247 ms ± 86.5 ms per loop (mean ± std. dev. of 7 runs, 1 loop each)

and thetest file:

%%timeit
add_torchfeatures(test_pd)

167 ms ± 3.03 ms per loop (mean ± std. dev. of 7 runs, 10 loops each)

EDIT:
like I explained before, my data is a data series (1 features, 1 sequence)

after create a torch dataframe in pandas, here the step to “input it” to pytorch dataset and dataloader.

  1. change the paneldata to list format.
train_segment_torchlist = train_pd['torch_segment'].to_list()
test_segment_torchlist = test_pd['torch_segment'].to_list()

train_mfcc_torchlist = train_pd['torch_mfcc'].to_list()
test_mfcc_torchlist = test_pd['torch_mfcc'].to_list()

train_gfcc_torchlist = train_pd['torch_gfcc'].to_list()
test_gfcc_torchlist = test_pd['torch_gfcc'].to_list()
  1. convert each of it to torch
train_segment_torch = torch.nn.utils.rnn.pad_sequence(train_segment_torchlist, batch_first=True, padding_value=0)
test_segment_torch = torch.nn.utils.rnn.pad_sequence(test_segment_torchlist, batch_first=True, padding_value=0)

train_mfcc_torch = torch.nn.utils.rnn.pad_sequence(train_mfcc_torchlist, batch_first=True, padding_value=0)
test_mfcc_torch = torch.nn.utils.rnn.pad_sequence(test_mfcc_torchlist, batch_first=True, padding_value=0)

train_gfcc_torch = torch.nn.utils.rnn.pad_sequence(train_gfcc_torchlist, batch_first=True, padding_value=0)
test_gfcc_torch = torch.nn.utils.rnn.pad_sequence(test_gfcc_torchlist, batch_first=True, padding_value=0)
  2.a. if you want to combine it first, you can do it by `torch.cat` command
  1. input it to pytorch dataset
train_segment_dataset = TensorDataset(train_segment_torch)
test_segment_dataset = TensorDataset(test_segment_torch)

train_mfcc_dataset = TensorDataset(train_mfcc_torch)
test_mfcc_dataset = TensorDataset(test_mfcc_torch)

train_gfcc_dataset = TensorDataset(train_gfcc_torch)
test_gfcc_dataset = TensorDataset(test_gfcc_torch)
  1. load it with pytorch dataloader:
train_segment_loader = DataLoader(train_segment_dataset,batch_size=12)
test_segment_loader = DataLoader(test_segment_dataset,batch_size=12)

train_mfcc_loader = DataLoader(train_mfcc_dataset,batch_size=12)
test_mfcc_loader = DataLoader(test_mfcc_dataset,batch_size=12)

train_gfcc_loader = DataLoader(train_gfcc_dataset,batch_size=12)
test_gfcc_loader = DataLoader(test_gfcc_dataset,batch_size=12)

hope it helps for the others…

How i Convert temp = [[1.], [1., -1.]] to torch.tensor() ??

You cannot convert these nested lists with varying shapes to tensors currently.
Once nested tensors are in a stable state, this should be possible.

1 Like

Thank you so much.

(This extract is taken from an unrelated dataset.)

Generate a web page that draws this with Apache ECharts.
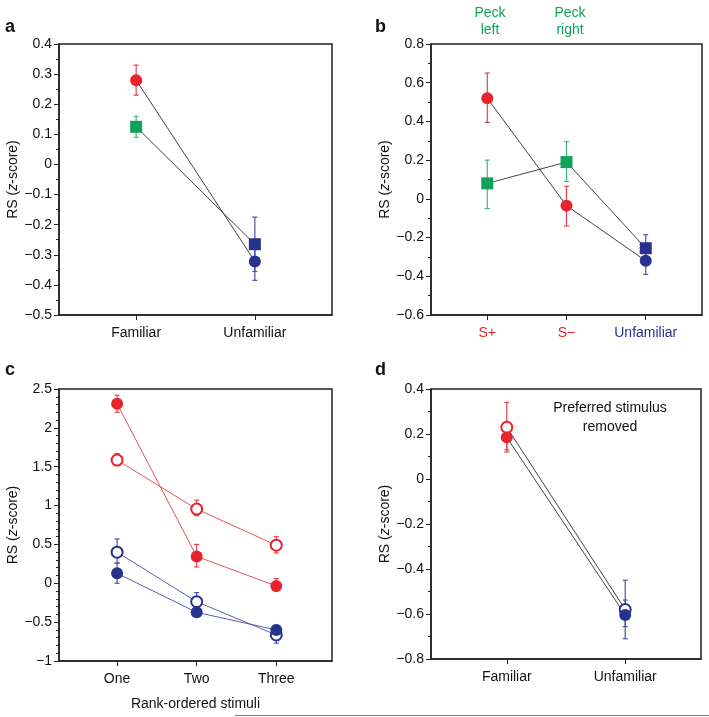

This was exactly my problem. The raised error is not at all informative. It just says: Memory Error …

Could you post the complete error message, as it doesn’t sound like the expected error you should be seeing?

That was the error message. Literally, Memory Error …

Now it is fixed. The problem was what you just said. I had to make sure after converting numpy arrays to sensors, they wouldn’t become float64 type. I was doing all this on a Jupyter notebook, mind you.